MEET SOME OF OUR GUEST INSTRUCTORS

A-lan Holt is a dramatic writer from Los Angeles, CA. She currently serves as director of the Institute for Diversity in the Arts at Stanford University (IDA) where she supports undergraduates in art practice, arts leadership, and social justice. She is a practicing artist whose work includes theater and film. Her debut film Inamorata was acquired by Issa Rae Productions in 2018 and won a special jury prize for best first-time filmmaker at San Francisco’s Black Film Festival in 2017. Holt participated in the 2018 Sundance Screenwriters Intensive, the 2018 SFFilm Screenwriting Fellowship, and is a frequent contributor on-air at KQED Arts.

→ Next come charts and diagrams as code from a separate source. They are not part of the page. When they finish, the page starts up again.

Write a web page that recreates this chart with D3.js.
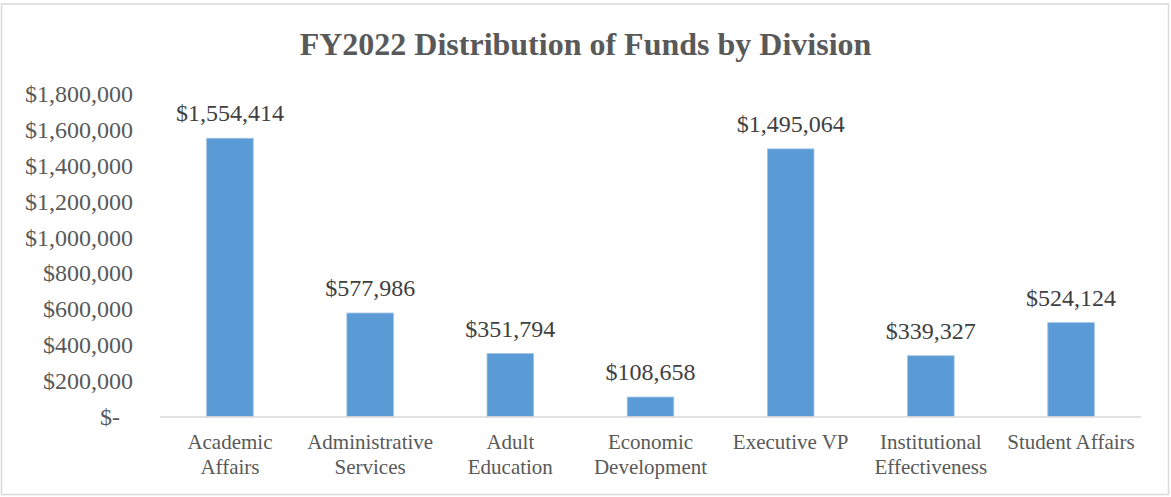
<!DOCTYPE html>
<html>
<head>
<meta charset="utf-8">
<script src="https://cdn.jsdelivr.net/npm/d3@7"></script>
<style>
  html, body { margin: 0; padding: 0; background: #fff; }
  svg { display: block; font-family: "Liberation Serif", "Times New Roman", serif; }
</style>
</head>
<body>
<svg id="chart" width="1171" height="497"></svg>
<script>
const title = 'FY2022 Distribution of Funds by Division';
const categories = [
    ['Academic', 'Affairs'],
    ['Administrative', 'Services'],
    ['Adult', 'Education'],
    ['Economic', 'Development'],
    ['Executive VP'],
    ['Institutional', 'Effectiveness'],
    ['Student Affairs']
];
const values = [1554414, 577986, 351794, 108658, 1495064, 339327, 524124];
const yTicks = [0, 200000, 400000, 600000, 800000, 1000000, 1200000, 1400000, 1600000, 1800000];

const W = 1171, H = 497;
const plot = { left: 160, right: 1141, top: 94.3, bottom: 416.5 };
const textColor = '#595959';

const svg = d3.select('#chart');

// chart border
svg.append('rect')
    .attr('x', 1.5).attr('y', 4)
    .attr('width', 1167).attr('height', 490.5)
    .attr('fill', '#fff')
    .attr('stroke', '#d9d9d9')
    .attr('stroke-width', 1.5);

svg.append('text')
    .attr('x', 585.5).attr('y', 54.5)
    .attr('text-anchor', 'middle')
    .attr('font-size', '32px')
    .attr('font-weight', 'bold')
    .attr('fill', textColor)
    .text(title);

const x = d3.scaleBand()
    .domain(d3.range(values.length))
    .range([plot.left, plot.right])
    .paddingInner(0.668)
    .paddingOuter(0.333);

const y = d3.scaleLinear()
    .domain([0, 1800000])
    .range([plot.bottom, plot.top]);

const fmt = d3.format('$,');

// y axis labels (no line)
const yAxis = svg.append('g')
    .attr('transform', `translate(${plot.left},0)`)
    .call(d3.axisLeft(y)
        .tickValues(yTicks)
        .tickSize(0)
        .tickPadding(27)
        .tickFormat(d => d === 0 ? '$-' : fmt(d)));
yAxis.select('.domain').remove();
yAxis.selectAll('text')
    .attr('font-family', '"Liberation Serif", "Times New Roman", serif')
    .attr('font-size', '24px')
    .attr('fill', textColor)
    .attr('dx', d => d === 0 ? -13 : 0);

// bars
svg.append('g')
    .selectAll('rect')
    .data(values)
    .join('rect')
    .attr('x', (d, i) => x(i))
    .attr('y', d => y(d))
    .attr('width', x.bandwidth())
    .attr('height', d => y(0) - y(d))
    .attr('fill', '#5b9bd5')
    .attr('stroke', '#9dc3e6')
    .attr('stroke-width', 0.8);

// x axis line
svg.append('line')
    .attr('x1', plot.left).attr('x2', plot.right)
    .attr('y1', y(0) + 0.5).attr('y2', y(0) + 0.5)
    .attr('stroke', '#d9d9d9')
    .attr('stroke-width', 1.5);

// data labels
svg.append('g')
    .selectAll('text')
    .data(values)
    .join('text')
    .attr('x', (d, i) => x(i) + x.bandwidth() / 2)
    .attr('y', d => y(d) - 17)
    .attr('text-anchor', 'middle')
    .attr('font-size', '24px')
    .attr('fill', '#404040')
    .text(d => fmt(d));

// category labels
const cat = svg.append('g')
    .selectAll('text')
    .data(categories)
    .join('text')
    .attr('x', (d, i) => x(i) + x.bandwidth() / 2)
    .attr('y', 449)
    .attr('text-anchor', 'middle')
    .attr('font-size', '21px')
    .attr('fill', textColor);
cat.selectAll('tspan')
    .data(d => d)
    .join('tspan')
    .attr('x', function () { return d3.select(this.parentNode).attr('x'); })
    .attr('dy', (d, i) => i === 0 ? 0 : 25)
    .text(d => d);
</script>
</body>
</html>
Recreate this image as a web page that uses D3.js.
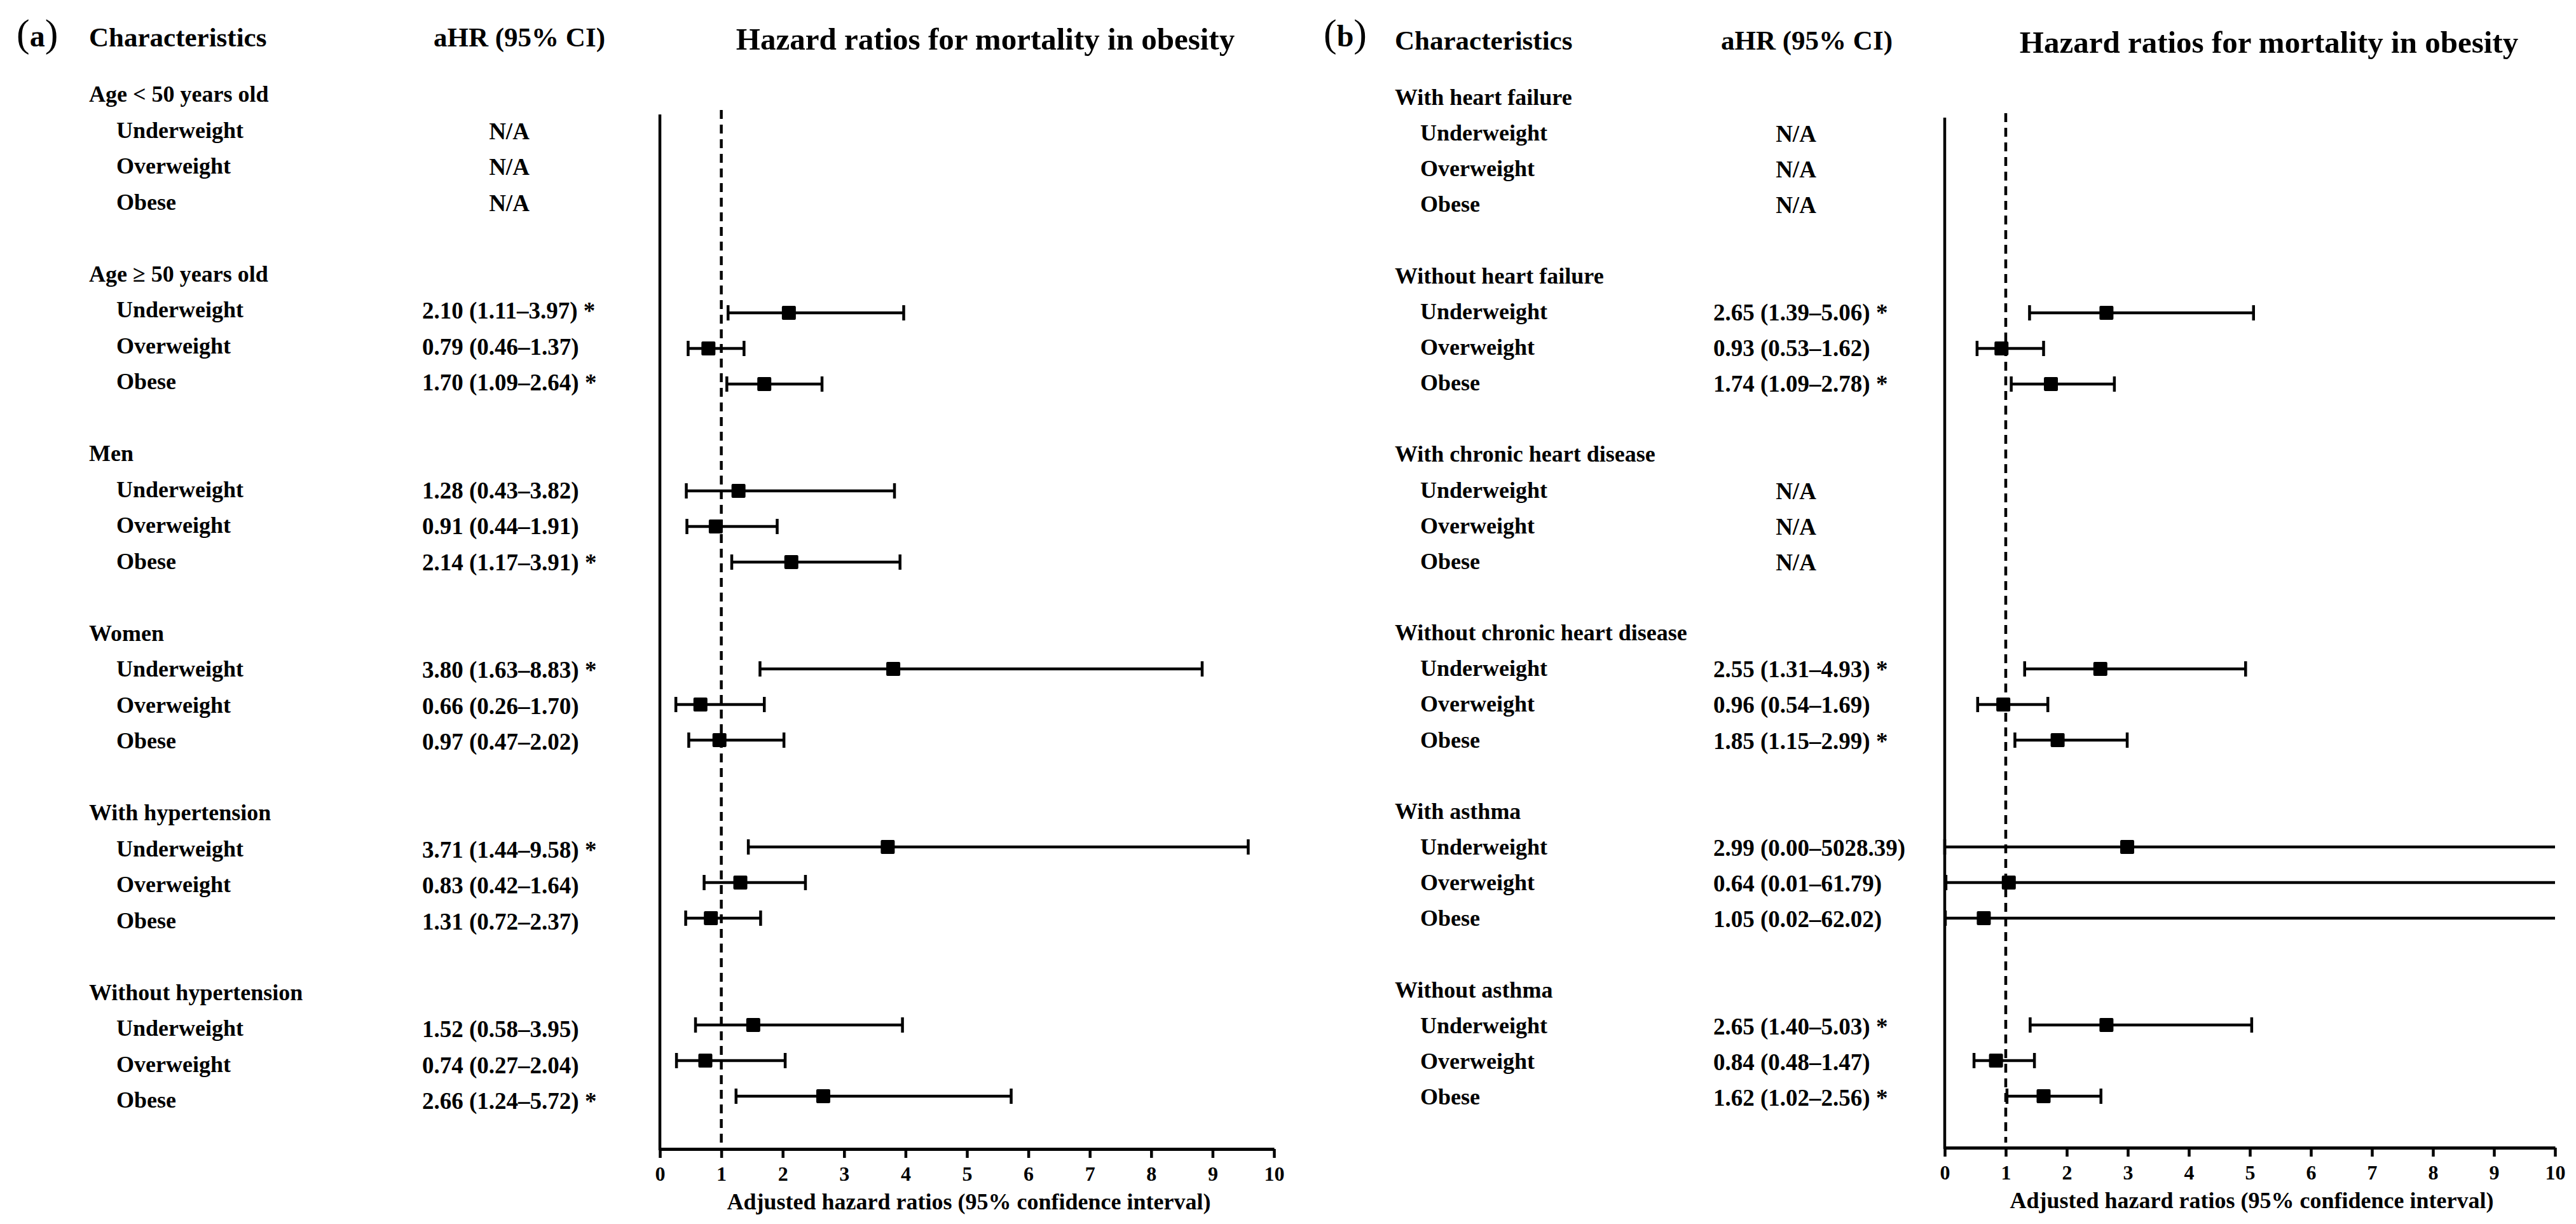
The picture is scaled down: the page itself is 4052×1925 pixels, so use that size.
<!DOCTYPE html>
<html><head><meta charset="utf-8">
<script src="https://cdn.jsdelivr.net/npm/d3@7"></script>
<style>
body{margin:0;background:#fff;}
text{font-family:"Liberation Serif","Times New Roman",serif;font-weight:bold;fill:#000;}
</style>
</head><body>
<svg id="chart" width="4052" height="1925"></svg>
<script>
// ---------- data ----------
const categories = ["Underweight", "Overweight", "Obese"];

const groupsA = ["Age < 50 years old", "Age \u2265 50 years old", "Men", "Women", "With hypertension", "Without hypertension"];
const aHrTextA = [
  ["N/A", "N/A", "N/A"],
  ["2.10 (1.11\u20133.97) *", "0.79 (0.46\u20131.37)", "1.70 (1.09\u20132.64) *"],
  ["1.28 (0.43\u20133.82)", "0.91 (0.44\u20131.91)", "2.14 (1.17\u20133.91) *"],
  ["3.80 (1.63\u20138.83) *", "0.66 (0.26\u20131.70)", "0.97 (0.47\u20132.02)"],
  ["3.71 (1.44\u20139.58) *", "0.83 (0.42\u20131.64)", "1.31 (0.72\u20132.37)"],
  ["1.52 (0.58\u20133.95)", "0.74 (0.27\u20132.04)", "2.66 (1.24\u20135.72) *"]
];
// plotted values as drawn in the figure
const hrA = [[null, null, null], [2.10, 0.79, 1.70], [1.28, 0.91, 2.14], [3.80, 0.66, 0.97], [3.71, 1.31, 0.83], [1.52, 0.74, 2.66]];
const loA = [[null, null, null], [1.11, 0.46, 1.09], [0.43, 0.44, 1.17], [1.63, 0.26, 0.47], [1.44, 0.72, 0.42], [0.58, 0.27, 1.24]];
const hiA = [[null, null, null], [3.97, 1.37, 2.64], [3.82, 1.91, 3.91], [8.83, 1.70, 2.02], [9.58, 2.37, 1.64], [3.95, 2.04, 5.72]];

const groupsB = ["With heart failure", "Without heart failure", "With chronic heart disease", "Without chronic heart disease", "With asthma", "Without asthma"];
const aHrTextB = [
  ["N/A", "N/A", "N/A"],
  ["2.65 (1.39\u20135.06) *", "0.93 (0.53\u20131.62)", "1.74 (1.09\u20132.78) *"],
  ["N/A", "N/A", "N/A"],
  ["2.55 (1.31\u20134.93) *", "0.96 (0.54\u20131.69)", "1.85 (1.15\u20132.99) *"],
  ["2.99 (0.00\u20135028.39)", "0.64 (0.01\u201361.79)", "1.05 (0.02\u201362.02)"],
  ["2.65 (1.40\u20135.03) *", "0.84 (0.48\u20131.47)", "1.62 (1.02\u20132.56) *"]
];
const hrB = [[null, null, null], [2.65, 0.93, 1.74], [null, null, null], [2.55, 0.96, 1.85], [2.99, 1.05, 0.64], [2.65, 0.84, 1.62]];
const loB = [[null, null, null], [1.39, 0.53, 1.09], [null, null, null], [1.31, 0.54, 1.15], [0.00, 0.02, 0.01], [1.40, 0.48, 1.02]];
const hiB = [[null, null, null], [5.06, 1.62, 2.78], [null, null, null], [4.93, 1.69, 2.99], [5028.39, 62.02, 61.79], [5.03, 1.47, 2.56]];

const xTicks = [0, 1, 2, 3, 4, 5, 6, 7, 8, 9, 10];
const xDomain = [0, 10];
const refValue = 1;
const headerChar = "Characteristics";
const headerAhr = "aHR (95% CI)";
const plotTitle = "Hazard ratios for mortality in obesity";
const xAxisTitle = "Adjusted hazard ratios (95% confidence interval)";

// ---------- layout ----------
const panels = [
  {letter: "a", groups: groupsA, text: aHrTextA, hr: hrA, lo: loA, hi: hiA,
   letterX: 26, charX: 140, subX: 183, valX: 664, naX: 801, ahrX: 817,
   x0: 1038, x1: 2004, titleX: 1550, headY: 73, titleY: 78,
   textTop: 160, textBottom: 1742, axisTop: 180, dashTop: 173, axisY: 1807, labelY: 1902},
  {letter: "b", groups: groupsB, text: aHrTextB, hr: hrB, lo: loB, hi: hiB,
   letterX: 2082, charX: 2194, subX: 2234, valX: 2695, naX: 2825, ahrX: 2842,
   x0: 3059, x1: 4019, titleX: 3569, headY: 78, titleY: 83,
   textTop: 165, textBottom: 1737, axisTop: 185, dashTop: 178, axisY: 1805, labelY: 1900}
];

const svg = d3.select("#chart");
const rowsPerGroup = 5;

panels.forEach((p, pi) => {
  const g = svg.append("g");
  const x = d3.scaleLinear().domain(xDomain).range([p.x0, p.x1]);
  const yText = d3.scaleLinear().domain([0, 28]).range([p.textTop, p.textBottom]);
  const yMark = d3.scaleLinear().domain([0, 28]).range([156, 1724]);

  // panel letter
  const lt = g.append("text").attr("x", p.letterX).attr("y", 73);
  lt.append("tspan").attr("font-size", 62).attr("font-weight", "normal").text("(");
  lt.append("tspan").attr("font-size", 48).attr("font-weight", "bold").text(p.letter);
  lt.append("tspan").attr("font-size", 62).attr("font-weight", "normal").text(")");

  g.append("text").attr("x", p.charX).attr("y", p.headY).attr("font-size", 43).text(headerChar);
  g.append("text").attr("x", p.ahrX).attr("y", p.headY).attr("font-size", 43).attr("text-anchor", "middle").text(headerAhr);
  g.append("text").attr("x", p.titleX).attr("y", p.titleY).attr("font-size", 49).attr("text-anchor", "middle").text(plotTitle);

  // rows
  const rows = [];
  p.groups.forEach((grp, gi) => {
    rows.push({type: "head", row: gi * rowsPerGroup, label: grp});
    categories.forEach((c, ci) => {
      rows.push({type: "item", row: gi * rowsPerGroup + 1 + ci, label: c, val: p.text[gi][ci],
        hr: p.hr[gi][ci], lo: p.lo[gi][ci], hi: p.hi[gi][ci]});
    });
  });

  g.selectAll("text.lab").data(rows).join("text").attr("class", "lab")
    .attr("x", d => d.type === "head" ? p.charX : p.subX)
    .attr("y", d => yText(d.row))
    .attr("font-size", 36)
    .text(d => d.label);

  const items = rows.filter(d => d.type === "item");
  g.selectAll("text.val").data(items).join("text").attr("class", "val")
    .attr("x", d => d.val === "N/A" ? p.naX : p.valX)
    .attr("text-anchor", d => d.val === "N/A" ? "middle" : "start")
    .attr("y", d => yText(d.row) + 2)
    .attr("font-size", 37)
    .text(d => d.val);

  // clip
  const cid = "clip" + pi;
  svg.append("defs").append("clipPath").attr("id", cid).append("rect")
    .attr("x", x(0) - 20).attr("y", 0).attr("width", x(10) - x(0) + 20).attr("height", 1925);

  // axes
  const ax = g.append("g").attr("transform", `translate(0,${p.axisY})`)
    .call(d3.axisBottom(x).tickValues(xTicks).tickSize(14).tickSizeOuter(0).tickFormat(d3.format("d")));
  ax.select(".domain").attr("stroke", "#000").attr("stroke-width", 5);
  ax.selectAll(".tick line").attr("stroke", "#000").attr("stroke-width", 4.5);
  ax.selectAll(".tick text").attr("y", 50).attr("dy", null)
    .attr("font-size", 32).attr("font-family", "Liberation Serif, Times New Roman, serif")
    .attr("font-weight", "bold").attr("fill", "#000");

  g.append("line").attr("x1", x(0)).attr("x2", x(0)).attr("y1", p.axisTop).attr("y2", p.axisY + 2)
    .attr("stroke", "#000").attr("stroke-width", 4.5);

  g.append("line").attr("x1", x(refValue)).attr("x2", x(refValue)).attr("y1", p.dashTop).attr("y2", p.axisY - 8)
    .attr("stroke", "#000").attr("stroke-width", 4.5).attr("stroke-dasharray", "14,9");

  g.append("text").attr("x", (x(0) + x(10)) / 2 + 3).attr("y", p.labelY).attr("font-size", 36)
    .attr("text-anchor", "middle").text(xAxisTitle);

  // marks
  const marks = items.filter(d => d.hr !== null);
  const mg = g.append("g").attr("clip-path", `url(#${cid})`);
  mg.selectAll("line.ci").data(marks).join("line").attr("class", "ci")
    .attr("x1", d => x(d.lo)).attr("x2", d => x(Math.min(d.hi, 10.05)))
    .attr("y1", d => yMark(d.row)).attr("y2", d => yMark(d.row))
    .attr("stroke", "#000").attr("stroke-width", 4.5);
  mg.selectAll("line.capl").data(marks).join("line").attr("class", "capl")
    .attr("x1", d => x(d.lo)).attr("x2", d => x(d.lo))
    .attr("y1", d => yMark(d.row) - 12).attr("y2", d => yMark(d.row) + 12)
    .attr("stroke", "#000").attr("stroke-width", 4.5);
  mg.selectAll("line.caph").data(marks.filter(d => d.hi <= 10)).join("line").attr("class", "caph")
    .attr("x1", d => x(d.hi)).attr("x2", d => x(d.hi))
    .attr("y1", d => yMark(d.row) - 12).attr("y2", d => yMark(d.row) + 12)
    .attr("stroke", "#000").attr("stroke-width", 4.5);
  mg.selectAll("rect.pt").data(marks).join("rect").attr("class", "pt")
    .attr("x", d => x(d.hr) - 11).attr("y", d => yMark(d.row) - 11)
    .attr("width", 22).attr("height", 22).attr("rx", 2).attr("fill", "#000");
});
</script>
</body></html>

In 2016 Holt’s artist book Moonwork was published by Candor Arts Chicago and was shortlisted for the Cornish Family Prize at the Melbourne Art Book Fair. Since its release, Moonwork now resides in several private and public institutions including the New York Public Library, Yale University School of Art, the National Gallery of Victoria Australia, the PNCA Library at the Pacific Northwest College of Art, among others. In 2013 Holt received a two-year residency at the Public Theater in New York City where her play, The Bottom of Heaven was developed starring Lupita Nyong’o and directed by CalShakes artistic director Eric Ting. Holt studied Comparative Studies in Race and Ethnicity with a concentration in Identity, Diversity, and Aesthetics at Stanford University, and received her B.A in 2011.

Amara Tabor-Smith is IDA’s Artist in Residence and the Artistic Director of the Committee on Black Performing Arts. She describes her work as Afro-futurist Conjure Art. Her creative process as a dance maker is rooted in collaboration, spiritual ritual, and questions of identity and belonging. Her movement vocabulary is inspired by improvisation, Butoh and African Diaspora dance traditions, specifically drawing from movements of the Orishas found in Afro Cuban and Afro Brazilian folkloric dance. In 2006—with the goal of inspiring dialogue—she founded Deep Waters Dance Theater, a company that focuses on social- and environmental-justice issues, race, gender, cultural identity and spirituality.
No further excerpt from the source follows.